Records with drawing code

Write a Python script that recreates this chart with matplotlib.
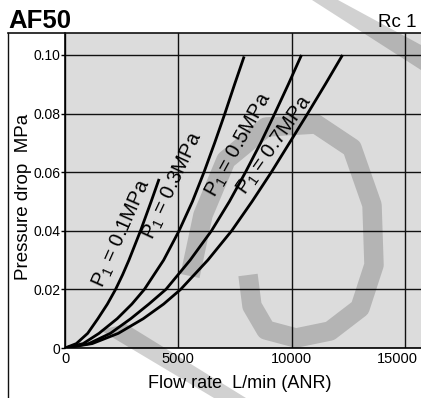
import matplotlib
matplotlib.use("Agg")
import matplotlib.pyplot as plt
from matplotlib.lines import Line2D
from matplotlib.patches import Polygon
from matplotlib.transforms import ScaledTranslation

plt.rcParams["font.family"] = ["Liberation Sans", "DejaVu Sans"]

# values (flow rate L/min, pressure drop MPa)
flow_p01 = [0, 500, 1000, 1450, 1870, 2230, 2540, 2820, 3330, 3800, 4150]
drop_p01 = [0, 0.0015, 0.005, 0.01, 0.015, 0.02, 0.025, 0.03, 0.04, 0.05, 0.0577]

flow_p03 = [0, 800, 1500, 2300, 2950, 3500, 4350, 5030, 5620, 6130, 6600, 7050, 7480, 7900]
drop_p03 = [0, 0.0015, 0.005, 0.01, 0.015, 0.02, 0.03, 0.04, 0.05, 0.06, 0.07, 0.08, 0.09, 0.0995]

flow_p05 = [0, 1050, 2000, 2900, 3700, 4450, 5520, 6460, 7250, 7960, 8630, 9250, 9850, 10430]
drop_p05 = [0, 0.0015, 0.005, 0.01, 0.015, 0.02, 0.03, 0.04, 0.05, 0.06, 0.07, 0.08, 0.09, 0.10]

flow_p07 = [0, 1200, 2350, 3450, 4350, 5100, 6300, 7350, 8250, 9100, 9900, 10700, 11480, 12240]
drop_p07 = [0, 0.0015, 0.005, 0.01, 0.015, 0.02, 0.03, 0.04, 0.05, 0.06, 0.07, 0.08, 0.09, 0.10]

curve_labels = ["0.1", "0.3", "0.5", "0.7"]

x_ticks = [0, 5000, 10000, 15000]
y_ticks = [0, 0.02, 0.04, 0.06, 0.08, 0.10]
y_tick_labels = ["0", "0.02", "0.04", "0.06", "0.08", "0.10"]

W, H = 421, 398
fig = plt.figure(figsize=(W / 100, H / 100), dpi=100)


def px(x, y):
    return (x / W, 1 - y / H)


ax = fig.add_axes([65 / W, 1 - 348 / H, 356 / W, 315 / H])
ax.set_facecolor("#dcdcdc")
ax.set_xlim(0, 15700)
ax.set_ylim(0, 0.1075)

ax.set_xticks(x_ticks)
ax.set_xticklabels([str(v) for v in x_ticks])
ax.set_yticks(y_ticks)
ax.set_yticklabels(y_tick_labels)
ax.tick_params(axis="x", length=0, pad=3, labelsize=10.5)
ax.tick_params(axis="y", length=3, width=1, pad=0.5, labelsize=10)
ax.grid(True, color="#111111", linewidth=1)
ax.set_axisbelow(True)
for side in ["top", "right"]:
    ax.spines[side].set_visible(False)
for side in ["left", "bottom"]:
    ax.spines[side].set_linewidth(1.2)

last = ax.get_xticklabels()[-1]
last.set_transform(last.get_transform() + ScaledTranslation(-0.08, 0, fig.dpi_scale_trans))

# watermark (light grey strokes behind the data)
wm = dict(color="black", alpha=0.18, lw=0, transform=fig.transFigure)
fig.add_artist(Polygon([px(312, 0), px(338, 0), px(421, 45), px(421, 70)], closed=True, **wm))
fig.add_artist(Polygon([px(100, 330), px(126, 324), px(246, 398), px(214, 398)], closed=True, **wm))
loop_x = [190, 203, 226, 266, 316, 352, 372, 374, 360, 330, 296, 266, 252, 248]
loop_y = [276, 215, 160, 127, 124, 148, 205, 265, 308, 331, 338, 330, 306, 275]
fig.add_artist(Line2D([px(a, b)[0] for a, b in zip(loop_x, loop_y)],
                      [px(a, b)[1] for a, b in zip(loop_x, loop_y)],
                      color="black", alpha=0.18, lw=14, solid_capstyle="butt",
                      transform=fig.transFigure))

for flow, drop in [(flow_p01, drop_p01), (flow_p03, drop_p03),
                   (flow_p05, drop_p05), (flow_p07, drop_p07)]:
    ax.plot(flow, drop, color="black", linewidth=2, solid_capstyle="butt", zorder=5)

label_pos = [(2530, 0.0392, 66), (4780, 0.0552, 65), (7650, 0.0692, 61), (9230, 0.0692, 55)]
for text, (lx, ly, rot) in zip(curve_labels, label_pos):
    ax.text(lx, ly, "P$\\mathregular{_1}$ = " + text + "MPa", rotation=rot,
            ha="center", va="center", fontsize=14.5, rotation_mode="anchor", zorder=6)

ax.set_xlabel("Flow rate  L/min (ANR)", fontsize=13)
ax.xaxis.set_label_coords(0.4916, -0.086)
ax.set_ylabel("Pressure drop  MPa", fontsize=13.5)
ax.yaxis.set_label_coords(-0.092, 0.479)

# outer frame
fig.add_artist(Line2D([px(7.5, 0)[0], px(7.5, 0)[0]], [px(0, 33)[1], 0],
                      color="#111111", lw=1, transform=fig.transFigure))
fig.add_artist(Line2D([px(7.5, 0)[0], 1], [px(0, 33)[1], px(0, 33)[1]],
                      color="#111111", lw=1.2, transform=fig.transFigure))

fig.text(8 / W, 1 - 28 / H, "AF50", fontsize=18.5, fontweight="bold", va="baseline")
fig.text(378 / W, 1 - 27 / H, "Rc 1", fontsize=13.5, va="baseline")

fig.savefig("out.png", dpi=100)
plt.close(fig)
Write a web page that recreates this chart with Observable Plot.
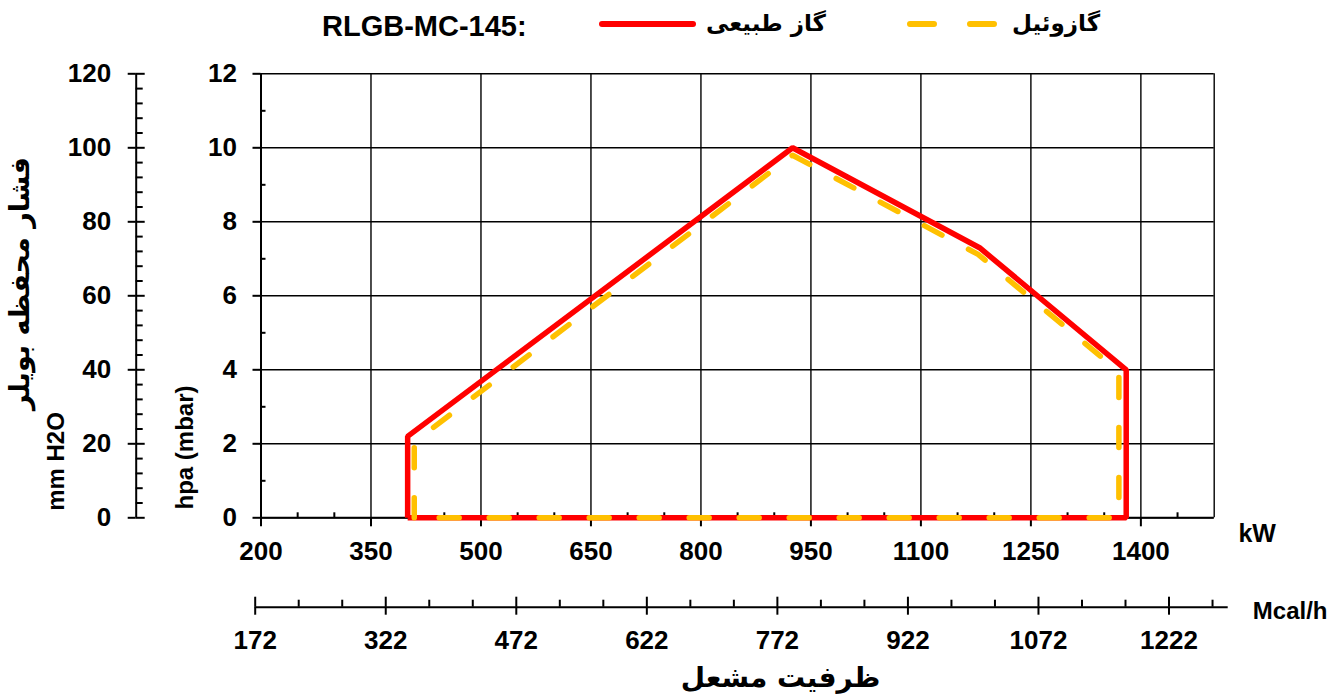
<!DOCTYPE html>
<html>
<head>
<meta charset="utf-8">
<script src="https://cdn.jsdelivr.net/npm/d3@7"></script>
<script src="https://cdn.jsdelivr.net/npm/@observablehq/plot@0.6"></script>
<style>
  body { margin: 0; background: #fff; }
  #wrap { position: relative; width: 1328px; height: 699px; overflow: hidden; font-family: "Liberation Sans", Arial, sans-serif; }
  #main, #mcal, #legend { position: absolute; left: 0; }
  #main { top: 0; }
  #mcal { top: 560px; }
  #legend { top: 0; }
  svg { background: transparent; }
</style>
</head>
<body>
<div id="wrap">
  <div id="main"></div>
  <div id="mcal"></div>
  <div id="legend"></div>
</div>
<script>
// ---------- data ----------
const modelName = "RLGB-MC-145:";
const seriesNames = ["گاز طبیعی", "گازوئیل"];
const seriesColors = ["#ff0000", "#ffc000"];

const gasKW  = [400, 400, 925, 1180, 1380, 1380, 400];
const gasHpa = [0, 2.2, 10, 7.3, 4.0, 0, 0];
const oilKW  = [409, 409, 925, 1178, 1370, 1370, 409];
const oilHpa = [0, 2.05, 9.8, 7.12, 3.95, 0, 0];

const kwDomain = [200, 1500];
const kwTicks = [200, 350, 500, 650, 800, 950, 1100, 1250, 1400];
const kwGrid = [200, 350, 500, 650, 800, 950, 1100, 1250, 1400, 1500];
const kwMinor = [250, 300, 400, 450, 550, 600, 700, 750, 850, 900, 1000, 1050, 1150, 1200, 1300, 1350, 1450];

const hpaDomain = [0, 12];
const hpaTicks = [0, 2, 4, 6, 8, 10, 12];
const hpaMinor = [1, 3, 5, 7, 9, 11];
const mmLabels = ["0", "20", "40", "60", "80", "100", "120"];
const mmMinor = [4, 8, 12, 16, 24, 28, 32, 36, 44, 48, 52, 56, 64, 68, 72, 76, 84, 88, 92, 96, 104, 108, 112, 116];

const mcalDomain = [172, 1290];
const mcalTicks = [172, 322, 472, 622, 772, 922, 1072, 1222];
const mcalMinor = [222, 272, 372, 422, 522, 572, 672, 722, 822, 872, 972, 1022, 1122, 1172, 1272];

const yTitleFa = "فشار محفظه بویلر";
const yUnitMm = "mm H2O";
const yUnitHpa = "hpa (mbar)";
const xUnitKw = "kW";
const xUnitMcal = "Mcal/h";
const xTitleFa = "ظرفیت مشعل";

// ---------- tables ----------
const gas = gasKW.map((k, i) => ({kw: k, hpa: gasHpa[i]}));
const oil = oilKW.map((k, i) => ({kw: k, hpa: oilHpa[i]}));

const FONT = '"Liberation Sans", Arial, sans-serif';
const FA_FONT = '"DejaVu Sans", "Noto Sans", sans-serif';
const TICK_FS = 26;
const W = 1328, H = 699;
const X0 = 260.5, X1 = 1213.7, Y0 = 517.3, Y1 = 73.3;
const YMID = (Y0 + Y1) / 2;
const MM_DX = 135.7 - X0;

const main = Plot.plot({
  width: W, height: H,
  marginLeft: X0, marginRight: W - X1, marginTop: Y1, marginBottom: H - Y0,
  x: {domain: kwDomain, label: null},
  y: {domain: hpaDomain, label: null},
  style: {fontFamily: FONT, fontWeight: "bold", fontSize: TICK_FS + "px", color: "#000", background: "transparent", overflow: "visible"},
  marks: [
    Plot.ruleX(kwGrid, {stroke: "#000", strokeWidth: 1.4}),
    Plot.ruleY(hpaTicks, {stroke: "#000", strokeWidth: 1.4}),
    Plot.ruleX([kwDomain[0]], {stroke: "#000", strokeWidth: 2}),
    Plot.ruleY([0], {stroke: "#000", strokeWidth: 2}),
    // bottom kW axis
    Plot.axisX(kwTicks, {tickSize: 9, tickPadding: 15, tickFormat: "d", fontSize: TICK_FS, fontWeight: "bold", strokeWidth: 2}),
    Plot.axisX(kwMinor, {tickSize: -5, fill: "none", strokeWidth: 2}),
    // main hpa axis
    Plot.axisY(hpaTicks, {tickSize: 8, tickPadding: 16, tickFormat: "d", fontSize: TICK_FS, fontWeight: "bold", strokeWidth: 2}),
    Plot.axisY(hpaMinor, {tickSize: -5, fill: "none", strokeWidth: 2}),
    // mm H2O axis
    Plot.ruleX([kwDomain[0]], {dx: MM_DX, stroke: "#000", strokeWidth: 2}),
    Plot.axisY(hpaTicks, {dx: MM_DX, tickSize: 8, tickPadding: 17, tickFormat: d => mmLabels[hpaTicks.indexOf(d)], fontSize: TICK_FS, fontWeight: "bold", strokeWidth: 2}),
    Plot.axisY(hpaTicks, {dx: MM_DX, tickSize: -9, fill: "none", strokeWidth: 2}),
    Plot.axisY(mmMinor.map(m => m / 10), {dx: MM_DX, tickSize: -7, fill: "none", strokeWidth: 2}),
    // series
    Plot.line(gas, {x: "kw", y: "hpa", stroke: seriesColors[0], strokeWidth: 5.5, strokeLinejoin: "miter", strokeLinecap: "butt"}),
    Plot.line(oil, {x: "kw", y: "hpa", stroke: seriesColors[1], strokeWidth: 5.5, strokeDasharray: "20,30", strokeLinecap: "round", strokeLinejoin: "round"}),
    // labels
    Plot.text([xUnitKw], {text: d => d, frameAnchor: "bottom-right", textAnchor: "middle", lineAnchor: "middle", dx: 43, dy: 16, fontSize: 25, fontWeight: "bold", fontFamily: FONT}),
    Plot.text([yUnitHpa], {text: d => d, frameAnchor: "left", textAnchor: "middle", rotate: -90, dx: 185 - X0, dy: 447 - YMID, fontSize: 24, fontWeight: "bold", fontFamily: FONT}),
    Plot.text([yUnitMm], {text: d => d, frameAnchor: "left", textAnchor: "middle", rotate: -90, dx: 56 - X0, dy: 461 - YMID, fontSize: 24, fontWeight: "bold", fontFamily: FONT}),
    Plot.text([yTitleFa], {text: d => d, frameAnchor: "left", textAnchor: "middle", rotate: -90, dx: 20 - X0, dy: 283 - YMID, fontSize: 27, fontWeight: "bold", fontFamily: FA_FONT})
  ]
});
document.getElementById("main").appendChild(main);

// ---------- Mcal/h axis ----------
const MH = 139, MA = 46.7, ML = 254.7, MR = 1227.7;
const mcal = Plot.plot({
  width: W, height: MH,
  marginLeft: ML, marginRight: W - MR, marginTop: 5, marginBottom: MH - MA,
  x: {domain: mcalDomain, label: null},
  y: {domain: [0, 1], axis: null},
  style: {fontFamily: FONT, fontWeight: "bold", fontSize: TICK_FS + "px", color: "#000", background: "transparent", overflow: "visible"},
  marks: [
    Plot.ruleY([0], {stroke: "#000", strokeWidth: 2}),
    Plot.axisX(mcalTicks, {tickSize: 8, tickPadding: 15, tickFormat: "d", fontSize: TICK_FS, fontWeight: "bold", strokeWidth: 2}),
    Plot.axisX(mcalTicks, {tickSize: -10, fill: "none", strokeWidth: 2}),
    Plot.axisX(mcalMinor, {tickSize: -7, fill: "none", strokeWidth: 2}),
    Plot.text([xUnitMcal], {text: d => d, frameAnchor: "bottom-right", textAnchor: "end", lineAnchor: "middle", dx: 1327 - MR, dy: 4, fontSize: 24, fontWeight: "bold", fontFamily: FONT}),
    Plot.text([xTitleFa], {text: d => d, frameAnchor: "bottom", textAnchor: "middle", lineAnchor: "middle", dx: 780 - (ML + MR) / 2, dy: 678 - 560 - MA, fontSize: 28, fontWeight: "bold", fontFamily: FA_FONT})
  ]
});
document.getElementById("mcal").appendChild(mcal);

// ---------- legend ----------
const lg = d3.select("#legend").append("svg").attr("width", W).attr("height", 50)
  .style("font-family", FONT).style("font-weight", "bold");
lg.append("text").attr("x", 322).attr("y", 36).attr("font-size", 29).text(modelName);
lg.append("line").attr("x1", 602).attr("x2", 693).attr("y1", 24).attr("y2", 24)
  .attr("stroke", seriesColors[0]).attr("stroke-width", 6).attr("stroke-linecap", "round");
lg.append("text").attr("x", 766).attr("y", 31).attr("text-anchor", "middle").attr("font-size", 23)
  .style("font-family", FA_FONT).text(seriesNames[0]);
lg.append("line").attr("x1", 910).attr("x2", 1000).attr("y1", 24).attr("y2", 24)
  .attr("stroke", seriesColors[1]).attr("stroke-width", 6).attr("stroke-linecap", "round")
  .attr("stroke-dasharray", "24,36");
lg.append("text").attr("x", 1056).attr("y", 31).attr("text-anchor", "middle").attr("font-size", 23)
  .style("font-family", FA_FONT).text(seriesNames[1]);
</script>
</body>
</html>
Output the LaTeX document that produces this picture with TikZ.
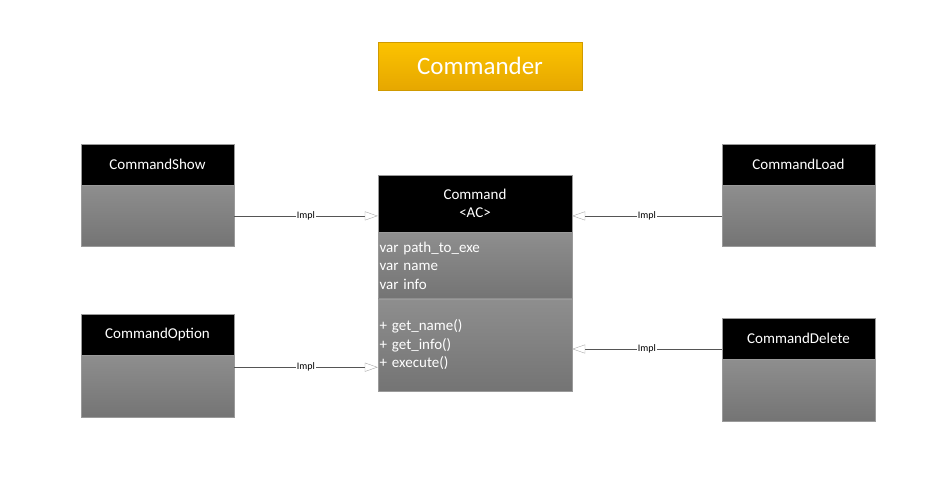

- **Given instruction**
Write out again, exactly, the lines from the start of the listing up to the line containing "ax.set_ylim(0, 0.1075)", with both ends and without pictures.

- **Exercise response**
Write a Python script that recreates this chart with matplotlib.
import matplotlib
matplotlib.use("Agg")
import matplotlib.pyplot as plt
from matplotlib.lines import Line2D
from matplotlib.patches import Polygon
from matplotlib.transforms import ScaledTranslation

plt.rcParams["font.family"] = ["Liberation Sans", "DejaVu Sans"]

# values (flow rate L/min, pressure drop MPa)
flow_p01 = [0, 500, 1000, 1450, 1870, 2230, 2540, 2820, 3330, 3800, 4150]
drop_p01 = [0, 0.0015, 0.005, 0.01, 0.015, 0.02, 0.025, 0.03, 0.04, 0.05, 0.0577]

flow_p03 = [0, 800, 1500, 2300, 2950, 3500, 4350, 5030, 5620, 6130, 6600, 7050, 7480, 7900]
drop_p03 = [0, 0.0015, 0.005, 0.01, 0.015, 0.02, 0.03, 0.04, 0.05, 0.06, 0.07, 0.08, 0.09, 0.0995]

flow_p05 = [0, 1050, 2000, 2900, 3700, 4450, 5520, 6460, 7250, 7960, 8630, 9250, 9850, 10430]
drop_p05 = [0, 0.0015, 0.005, 0.01, 0.015, 0.02, 0.03, 0.04, 0.05, 0.06, 0.07, 0.08, 0.09, 0.10]

flow_p07 = [0, 1200, 2350, 3450, 4350, 5100, 6300, 7350, 8250, 9100, 9900, 10700, 11480, 12240]
drop_p07 = [0, 0.0015, 0.005, 0.01, 0.015, 0.02, 0.03, 0.04, 0.05, 0.06, 0.07, 0.08, 0.09, 0.10]

curve_labels = ["0.1", "0.3", "0.5", "0.7"]

x_ticks = [0, 5000, 10000, 15000]
y_ticks = [0, 0.02, 0.04, 0.06, 0.08, 0.10]
y_tick_labels = ["0", "0.02", "0.04", "0.06", "0.08", "0.10"]

W, H = 421, 398
fig = plt.figure(figsize=(W / 100, H / 100), dpi=100)


def px(x, y):
    return (x / W, 1 - y / H)


ax = fig.add_axes([65 / W, 1 - 348 / H, 356 / W, 315 / H])
ax.set_facecolor("#dcdcdc")
ax.set_xlim(0, 15700)
ax.set_ylim(0, 0.1075)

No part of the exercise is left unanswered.